Worthington Steel (NYSE: WS) Reports Q4 Loss on Impairment Charge

By Patricia Miller

3 min read

Worthington Steel posts Q4 operating loss after $94.5M Electrical Steel impairment, even as net sales climbed 12% to $929.2M.

Industrial worker with metal coil

Worthington Steel, Inc. (NYSE: WS) reported a fourth-quarter fiscal 2026 operating loss of $57.6 million, swinging from operating income of $66.4 million in the prior-year quarter, after recording $94.5 million in impairment charges against its Electrical Steel reporting unit.

Net sales for the quarter ended May 31, 2026, reached $929.2 million, an increase of 12% from $832.9 million in the same period a year earlier. The revenue gain was offset by non-cash asset writedowns and acquisition-related expenses associated with the Klöckner & Co SE acquisition, which closed on June 3, 2026, after the quarter ended.

#Electrical Steel Impairment Reflects Weakened Industrial Demand

The $94.5 million charge comprised $53.8 million in goodwill impairment and $40.7 million in long-lived asset impairment, both within the Electrical Steel reporting unit. The company attributed the writedowns to weakened demand in certain end markets, particularly industrial motors in Europe and the United States, citing increased foreign competition and delayed automotive program launches.

The impairment was the primary driver behind the quarter's net loss attributable to controlling interest of $48.7 million, compared to net earnings of $55.7 million in the fourth quarter of fiscal 2025. Net loss per diluted share came in at $0.98, against earnings per diluted share of $1.10 a year earlier.

Excluding impairment charges, acquisition-related expenses, and other one-time items, adjusted net earnings per diluted share were $0.74, compared to $1.05 in the prior-year quarter. Adjusted EBIT came in at $54.0 million versus $70.1 million a year ago.
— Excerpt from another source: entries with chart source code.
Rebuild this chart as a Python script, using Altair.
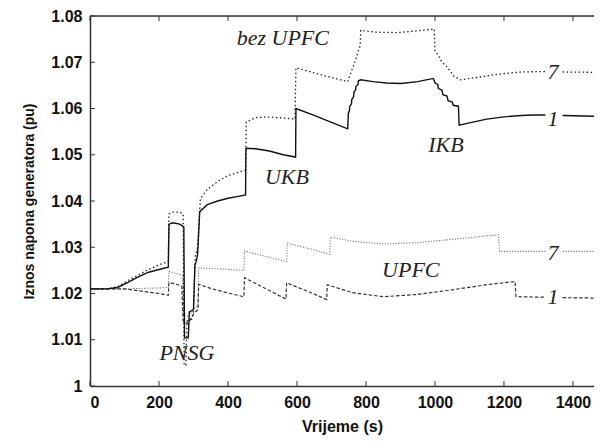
import altair as alt
import pandas as pd

# ---- data ----
# bez UPFC, generator 1 (solid)
a_t = [0, 50, 80, 110, 140, 170, 200, 227, 229, 240, 260, 272, 274, 285, 288, 300, 304, 308, 312, 318,
       340, 370, 400, 430, 451, 452, 480, 520, 560, 596, 597, 650, 700, 747,
       749, 752, 753, 758, 759, 764, 765, 770, 771, 777, 778, 785, 820, 860, 900, 950, 995,
       997, 1000, 1008, 1010, 1020, 1023, 1035, 1038, 1050, 1053, 1068, 1070,
       1100, 1150, 1200, 1250, 1285, 1320, 1370, 1484]
a_v = [1.0210, 1.0210, 1.0213, 1.0224, 1.0236, 1.0246, 1.0252, 1.0257, 1.0350, 1.0353, 1.0350, 1.0344, 1.0104, 1.0104, 1.0160, 1.0165, 1.0260, 1.0270, 1.0285, 1.0377,
       1.0392, 1.0400, 1.0406, 1.0410, 1.0413, 1.0514, 1.0513, 1.0508, 1.0500, 1.0495, 1.0600, 1.0585, 1.0570, 1.0556,
       1.0590, 1.0595, 1.0605, 1.0610, 1.0620, 1.0625, 1.0635, 1.0640, 1.0648, 1.0652, 1.0660, 1.0662, 1.0658, 1.0655, 1.0654, 1.0658, 1.0665,
       1.0662, 1.0655, 1.0652, 1.0643, 1.0640, 1.0630, 1.0627, 1.0617, 1.0614, 1.0607, 1.0605, 1.0564,
       1.0569, 1.0577, 1.0582, 1.0585, 1.0586, 1.0586, 1.0585, 1.0583]
a_seg = [0 if t <= 1320 else 1 for t in a_t]

# bez UPFC, generator 7 (dotted)
b_t = [0, 50, 80, 110, 140, 170, 200, 227, 229, 240, 260, 270, 273, 278, 281, 295, 300, 305, 312, 320,
       340, 370, 400, 430, 451, 453, 480, 512, 550, 594, 597, 650, 700, 747,
       760, 770, 778, 783, 785, 830, 890, 950, 998, 1000, 1010, 1020, 1035, 1045, 1053, 1073,
       1120, 1180, 1250, 1320, 1370, 1484]
b_v = [1.0210, 1.0210, 1.0215, 1.0228, 1.0240, 1.0252, 1.0262, 1.0269, 1.0372, 1.0376, 1.0376, 1.0372, 1.0045, 1.0045, 1.0140, 1.0145, 1.0160, 1.0280, 1.0300, 1.0405,
       1.0425, 1.0442, 1.0455, 1.0462, 1.0467, 1.0571, 1.0580, 1.0582, 1.0580, 1.0577, 1.0688, 1.0677, 1.0667, 1.0658,
       1.0685, 1.0705, 1.0725, 1.0735, 1.0769, 1.0765, 1.0764, 1.0768, 1.0772, 1.0725, 1.0715, 1.0700, 1.0690, 1.0680, 1.0671, 1.0662,
       1.0667, 1.0674, 1.0679, 1.0680, 1.0679, 1.0678]
b_seg = [0 if t <= 1320 else 1 for t in b_t]

# UPFC, generator 7 (grey dotted)
c_t = [0, 100, 150, 200, 227, 229, 250, 268, 271, 285, 295, 305, 313, 315, 350, 400, 446, 448, 500, 570, 572,
       630, 695, 697, 760, 850, 950, 1050, 1184, 1187, 1250, 1320, 1370, 1484]
c_v = [1.0210, 1.0210, 1.0211, 1.0212, 1.0213, 1.0248, 1.0243, 1.0239, 1.0155, 1.0150, 1.0160, 1.0170, 1.0172, 1.0255, 1.0254, 1.0252, 1.0250, 1.0292, 1.0282, 1.0269, 1.0309,
       1.0298, 1.0285, 1.0322, 1.0313, 1.0307, 1.0310, 1.0317, 1.0327, 1.0291, 1.0291, 1.0291, 1.0291, 1.0291]
c_seg = [0 if t <= 1320 else 1 for t in c_t]

# UPFC, generator 1 (dashed)
d_t = [0, 100, 150, 200, 227, 229, 250, 266, 270, 285, 295, 305, 313, 315, 350, 400, 446, 448, 500, 568, 570,
       630, 686, 688, 760, 850, 950, 1050, 1150, 1232, 1235, 1320, 1370, 1484]
d_v = [1.0210, 1.0210, 1.0205, 1.0200, 1.0196, 1.0224, 1.0220, 1.0216, 1.0140, 1.0135, 1.0150, 1.0160, 1.0165, 1.0220, 1.0211, 1.0201, 1.0193, 1.0234, 1.0214, 1.0188, 1.0223,
       1.0205, 1.0187, 1.0219, 1.0202, 1.0193, 1.0198, 1.0208, 1.0219, 1.0226, 1.0193, 1.0192, 1.0191, 1.0190]
d_seg = [0 if t <= 1320 else 1 for t in d_t]

# annotations
ann_text = ["bez  UPFC", "UKB", "IKB", "7", "1", "UPFC", "7", "1", "PNSG"]
ann_t = [559, 571, 1032, 1342, 1342, 930, 1342, 1342, 281]
ann_v = [1.0752, 1.0452, 1.0521, 1.0678, 1.0577, 1.0251, 1.0288, 1.0193, 1.0071]

x_ticks = [0, 200, 400, 600, 800, 1000, 1200, 1400]
y_ticks = [1.00, 1.01, 1.02, 1.03, 1.04, 1.05, 1.06, 1.07, 1.08]

W, H = 504, 370
XMAX = 1461
SANS = "Liberation Sans"
SERIF = "Liberation Serif"

xs = alt.Scale(domain=[0, XMAX], nice=False, zero=False)
ys = alt.Scale(domain=[1.0, 1.08], nice=False, zero=False)

def line_layer(ts, vs, segs, color, dash, width):
    df = pd.DataFrame({"t": ts, "v": vs, "seg": segs})
    props = dict(color=color, strokeWidth=width, clip=True)
    if dash:
        props["strokeDash"] = dash
    return alt.Chart(df).mark_line(**props).encode(
        x=alt.X("t:Q", scale=xs,
                axis=alt.Axis(values=x_ticks, format="d", title="Vrijeme (s)", ticks=False, grid=False,
                              labelFont=SANS, labelFontWeight="bold", labelFontSize=16,
                              labelColor="#111", labelPadding=8,
                              titleFont=SANS, titleFontWeight="bold", titleFontSize=16,
                              titleColor="#111", titlePadding=8,
                              domainColor="#333", domainWidth=1.5)),
        y=alt.Y("v:Q", scale=ys,
                axis=alt.Axis(values=y_ticks, format="~g", title="Iznos napona generatora (pu)",
                              ticks=False, grid=False,
                              labelFont=SANS, labelFontWeight="bold", labelFontSize=16,
                              labelColor="#111", labelPadding=8,
                              titleFont=SANS, titleFontWeight="bold", titleFontSize=14,
                              titleColor="#111", titlePadding=14,
                              domainColor="#333", domainWidth=1.5)),
        detail="seg:N",
        order="t:Q",
    )

la = line_layer(a_t, a_v, a_seg, "#111111", None, 1.4)
lb = line_layer(b_t, b_v, b_seg, "#222222", [1.5, 2.5], 1.3)
lc = line_layer(c_t, c_v, c_seg, "#777777", [1.2, 1.5], 1.1)
ld = line_layer(d_t, d_v, d_seg, "#333333", [3.5, 2], 1.2)

# frame: top spine and inward ticks
top_spine = alt.Chart(pd.DataFrame({"k": [0]})).mark_rule(color="#333", strokeWidth=1.5).encode(
    x=alt.value(0), x2=alt.value(W), y=alt.value(0))

xt = pd.DataFrame({"xt": x_ticks})
yt = pd.DataFrame({"yt": y_ticks})
xt_bottom = alt.Chart(xt).mark_rule(color="#333", strokeWidth=1).encode(
    x=alt.X("xt:Q", scale=xs), y=alt.value(H), y2=alt.value(H - 5))
xt_top = alt.Chart(xt).mark_rule(color="#333", strokeWidth=1).encode(
    x=alt.X("xt:Q", scale=xs), y=alt.value(0), y2=alt.value(5))
yt_left = alt.Chart(yt).mark_rule(color="#333", strokeWidth=1).encode(
    y=alt.Y("yt:Q", scale=ys), x=alt.value(0), x2=alt.value(5))

ann = alt.Chart(pd.DataFrame({"txt": ann_text, "t": ann_t, "v": ann_v})).mark_text(
    font=SERIF, fontStyle="italic", fontSize=22, color="#222", align="center", baseline="middle"
).encode(x=alt.X("t:Q", scale=xs), y=alt.Y("v:Q", scale=ys), text="txt:N")

chart = alt.layer(lc, ld, lb, la, top_spine, xt_bottom, xt_top, yt_left, ann).properties(
    width=W, height=H,
    autosize=alt.AutoSizeParams(type="none"),
    padding={"left": 82, "top": 8, "right": 0, "bottom": 49},
).configure_view(stroke=None).configure(background="white")

chart.save("out.html", embed_options={"renderer": "svg", "actions": False})
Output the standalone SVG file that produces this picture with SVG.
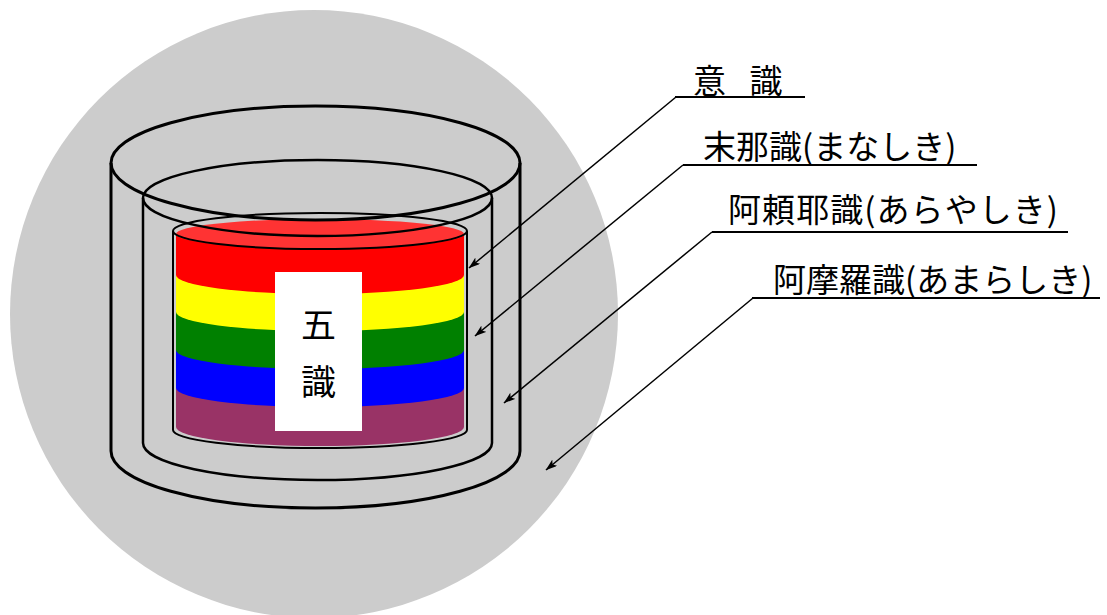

#Net Sales Rise on Direct Business Growth

The 12% increase in net sales was driven by higher direct volumes, including a $47.6 million contribution from the Sitem Group, acquired earlier in fiscal 2026, as well as higher average direct selling prices. Direct tons sold rose 3%, with legacy business increasing 1% and the remainder attributable to Sitem Group.

Toll processing sales declined $1.9 million, or 6%, compared to the prior-year quarter, partly reflecting the May 2025 closure of the Cleveland-area Worthington Samuel Coil Processing facility and softening demand from mill customers. Toll volumes fell 15% year over year.

Gross margin declined to $118.1 million from $127.0 million in the prior-year quarter, reflecting lower direct and toll spreads, partially offset by a $2.3 million contribution from Sitem Group.

#Kloeckner Acquisition Closes After Period End

On June 3, 2026, following the close of the fiscal quarter, Worthington Steel completed settlement of its voluntary public cash offer for Klöckner & Co SE shares at €11.00 per share, securing approximately 62% of Kloeckner's outstanding shares. The company described the deal as the largest acquisition in its history.

"The completion of the Kloeckner transaction shortly after year-end marks the largest acquisition in our history and a defining step in building a stronger, more diversified metals processing platform," said Geoff Gilmore, president and chief executive officer, in the earnings release.

Worthington Steel ended the quarter with cash and cash equivalents of $84.6 million, total debt of $256.8 million, and net debt of $172.2 million. Selling, general and administrative expenses rose $22.3 million year over year, including $15.5 million in professional fees related to the Kloeckner transaction.

For the full fiscal year ended May 31, 2026, net sales reached $3.44 billion compared to $3.09 billion in fiscal 2025. Adjusted EBIT for the full year was $160.8 million, up from $149.1 million. Adjusted earnings per diluted share were $2.23 for the year, compared to $2.16 in fiscal 2025.

The company's board declared a quarterly dividend of $0.16 per share, payable September 29, 2026, to shareholders of record on September 15, 2026.

Worthington Steel operates 37 facilities across seven US states and 10 countries, processing carbon flat-roll steel, electrical steel laminations, and tailor-welded blanks primarily for automotive and industrial customers.

Management noted integration readiness and operational discipline as priorities heading into fiscal 2027. Risks to that outlook include execution complexity around the Kloeckner integration, continued weakness in electrical steel end markets, foreign competition, macroeconomic conditions, and commodity price volatility.